Joshua Stoff was fresh out of UofT’s museology program, in 1982, when he landed an irresistible but low-paying gig working for a partnership of aviation aficionados, local government officials and business people trying to set up an air and space museum in Long Island, New York.

Twenty years later in 2002, the Cradle of Aviation Museum finally became a reality. And now, 37 years later, Stoff is still curator at one of the most popular mid-size aviation museums in the U.S.

“I was in the right place at the right time,” says Stoff, whose love of planes led him to get his pilot’s license before he learned how to drive. “I had the right background and interest in aviation. And I was a local too,” which is how he came to spot the ad in a Long Island newspaper.

Stoff’s UofT museology degree proved a big advantage. “If I didn’t have that, I probably wouldn’t have gotten the job and I don’t know where I’d be working now,” he says.

Although he put skills he had learned at school – in courses on collections, registration and conservation – to use in his first years on the job, he also delved into things he knew nothing about. Not only did he have to find old airplanes in the pre-internet area, he had to figure out how to transport them, no small undertaking. Then, restoration of wrecked aircraft often took as long as five years. And once they were done, they had to be suspended from the ceiling, both an art and a science in and of itself.
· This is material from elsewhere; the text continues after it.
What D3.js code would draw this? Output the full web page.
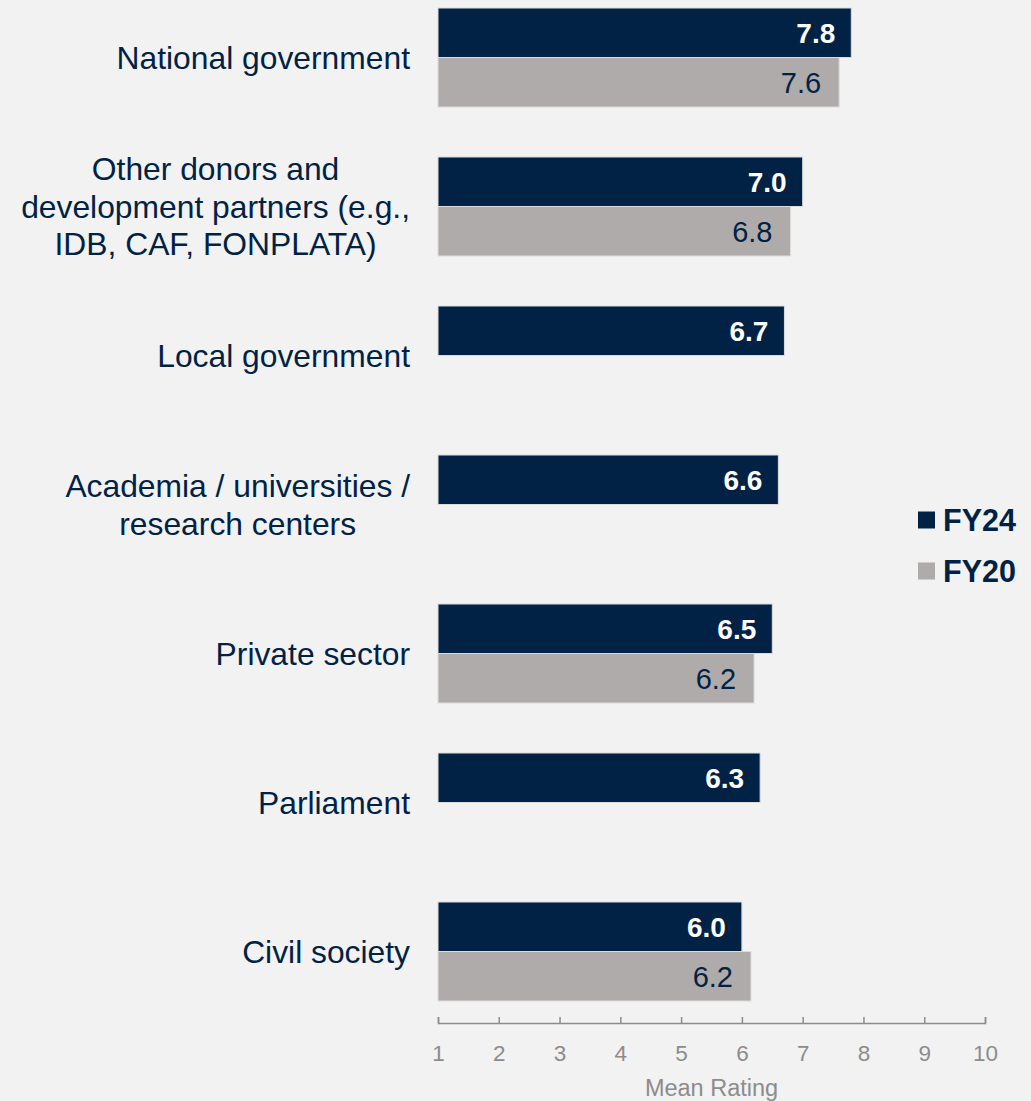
<!DOCTYPE html>
<html>
<head>
<meta charset="utf-8">
<script src="https://cdn.jsdelivr.net/npm/d3@7"></script>
<style>
  body { margin: 0; background: #f2f2f2; }
  svg { display: block; font-family: "Liberation Sans", Arial, sans-serif; }
</style>
</head>
<body>
<svg width="1031" height="1101"></svg>
<script>
// 데이터
const categories = [
  "National government",
  "Other donors and|development partners (e.g.,|IDB, CAF, FONPLATA)",
  "Local government",
  "Academia / universities /|research centers",
  "Private sector",
  "Parliament",
  "Civil society"
];
const seriesNames = ["FY24", "FY20"];
const fy24 = [7.8, 7.0, 6.7, 6.6, 6.5, 6.3, 6.0];
const fy20 = [7.6, 6.8, null, null, 6.2, null, 6.15];
const tickValues = [1, 2, 3, 4, 5, 6, 7, 8, 9, 10];
const axisTitle = "Mean Rating";

const navy = "#012245";
const grey = "#afabaa";

const svg = d3.select("svg");
svg.append("rect").attr("width", 1031).attr("height", 1101).attr("fill", "#f2f2f2");

const x = d3.scaleLinear().domain([1, 10]).range([438, 985]);

const y = d3.scaleBand()
  .domain(categories)
  .range([-17, 1026])
  .paddingInner(0.3356)
  .paddingOuter(0.1678);

const ySub = d3.scaleBand().domain(seriesNames).range([0, y.bandwidth()]);

const rows = categories.map((c, i) => ({ cat: c, FY24: fy24[i], FY20: fy20[i] }));
const fmt = d3.format(".1f");

// 막대
const groups = svg.append("g").selectAll("g")
  .data(rows)
  .join("g")
  .attr("transform", d => `translate(0,${y(d.cat)})`);

groups.selectAll("rect")
  .data(d => seriesNames.filter(s => d[s] != null).map(s => ({ key: s, value: d[s] })))
  .join("rect")
  .attr("x", x(1))
  .attr("y", d => ySub(d.key))
  .attr("width", d => x(d.value) - x(1))
  .attr("height", ySub.bandwidth())
  .attr("fill", d => d.key === "FY24" ? navy : grey)
  .attr("stroke", "#dcdcdc")
  .attr("stroke-width", 1);

// 막대 값 라벨
groups.selectAll("text.val")
  .data(d => seriesNames.filter(s => d[s] != null).map(s => ({ key: s, value: d[s] })))
  .join("text")
  .attr("class", "val")
  .attr("x", d => x(d.value) - (d.key === "FY24" ? 16 : 18))
  .attr("y", d => ySub(d.key) + ySub.bandwidth() / 2)
  .attr("dy", "0.36em")
  .attr("text-anchor", "end")
  .style("font-size", d => d.key === "FY24" ? "28px" : "29px")
  .style("font-weight", d => d.key === "FY24" ? "bold" : "normal")
  .attr("fill", d => d.key === "FY24" ? "#ffffff" : navy)
  .text(d => fmt(d.value));

// 카테고리 라벨 (오른쪽 정렬 블록, 줄마다 가운데 정렬)
const labelRight = 410;
const lineH = 37.5;
categories.forEach(c => {
  const lines = c.split("|");
  const cy = y(c) + y.bandwidth() / 2;
  const t = svg.append("text")
    .attr("fill", navy)
    .style("font-size", "31.8px")
    .attr("text-anchor", "middle");
  const spans = lines.map((ln, i) => t.append("tspan")
    .attr("y", cy + (i - (lines.length - 1) / 2) * lineH)
    .attr("dy", "0.36em")
    .text(ln));
  const maxW = d3.max(spans, s => s.node().getComputedTextLength());
  spans.forEach(s => s.attr("x", labelRight - maxW / 2));
});

// x축
const axisY = 1023;
const axis = svg.append("g")
  .attr("transform", `translate(0,${axisY})`)
  .call(d3.axisBottom(x).tickValues(tickValues).tickSize(-6).tickSizeOuter(-6).tickPadding(22).tickFormat(d3.format("d")));
axis.attr("font-size", null).attr("font-family", null);
axis.select(".domain").attr("stroke", "#8c8c8c").attr("stroke-width", 1.5);
axis.selectAll(".tick line").attr("stroke", "#8c8c8c").attr("stroke-width", 1.5);
axis.selectAll(".tick text")
  .attr("fill", "#8c8c8c")
  .style("font-size", "22.5px");

svg.append("text")
  .attr("x", (x(1) + x(10)) / 2)
  .attr("y", 1088)
  .attr("dy", "0.36em")
  .attr("text-anchor", "middle")
  .attr("fill", "#8c8c8c")
  .style("font-size", "23.5px")
  .text(axisTitle);

// 범례
const legend = svg.append("g");
seriesNames.forEach((s, i) => {
  const ly = 520 + i * 51;
  legend.append("rect")
    .attr("x", 918).attr("y", ly - 8.5)
    .attr("width", 17).attr("height", 17)
    .attr("fill", s === "FY24" ? navy : grey);
  legend.append("text")
    .attr("x", 943).attr("y", ly)
    .attr("dy", "0.36em")
    .attr("fill", navy)
    .style("font-size", "30.5px")
    .style("font-weight", "bold")
    .text(s);
});
</script>
</body>
</html>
As much as the internet has made Stoff’s job easier, especially finding the parts required for restoration, it’s also made the competition for museum-worthy aircraft more intense as smaller aviation museums spring up all over the place and wealthy collectors bid up prices.

Stoff now has some 20 full-time employees and roughly the same amount of part-timers working under him. Attendance at the Cradle of Aviation Museum, which also includes an IMAX theatre, is more than 350,000 visitors per year. And Stoff, who is the author of 20 aviation books and a regular aviation commentator on TV, now earns a good living, still doing what he loves.